People will now be able to use Facebook to find missing children, as the social networking giant is updating its news feeds to include Amber Alerts.

The initiative began Tuesday as part of a collaboration with the National Center for Missing & Exploited Children and will have location-based alerts pop up in timelines of Facebook users who are close to the search area, according to USA Today.

The Amber Alert System was started in 1996 in Dallas and was named after 9-year-old Amber Hagerman, who was kidnapped almost 20 years ago while riding her bicycle in Arlington, Texas, and then murdered. Broadcasters and police in the area have since been working together to get the public to help find abducted or missing kids.

Emily Vacher, trust and safety manager for Facebook security and former FBI agent, said the website will deliver photographs and other forms of information to help find kids. Users won't have to sign up to the program, and alerts will be delivered automatically.

"If you see an Amber Alert delivered, it means you are actually in a position to be able to help," Vacher said, adding that U.S.-based users are likely to see one to two alerts each year. "The best chance of finding a child comes when the right information gets to the people at the right time."

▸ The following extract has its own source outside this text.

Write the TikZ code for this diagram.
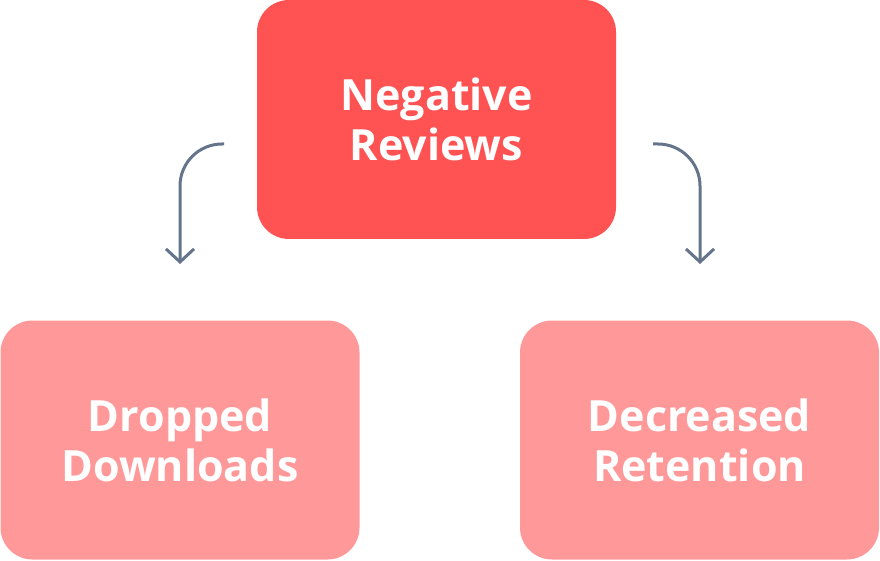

She added that Facebook has long served as a tool for sharing information about missing people, which was the new service's inspiration, The Huffington Post reported.

"What we did was really just amplify what was already happening," Vacher said.

Facebook making Amber Alerts available on smartphones and computers gives the alert a new route for helping children, with previous outlets including television, radio and highway signs. These alerts have saved 723 kids since their creation, according to the Office of Justice Programs.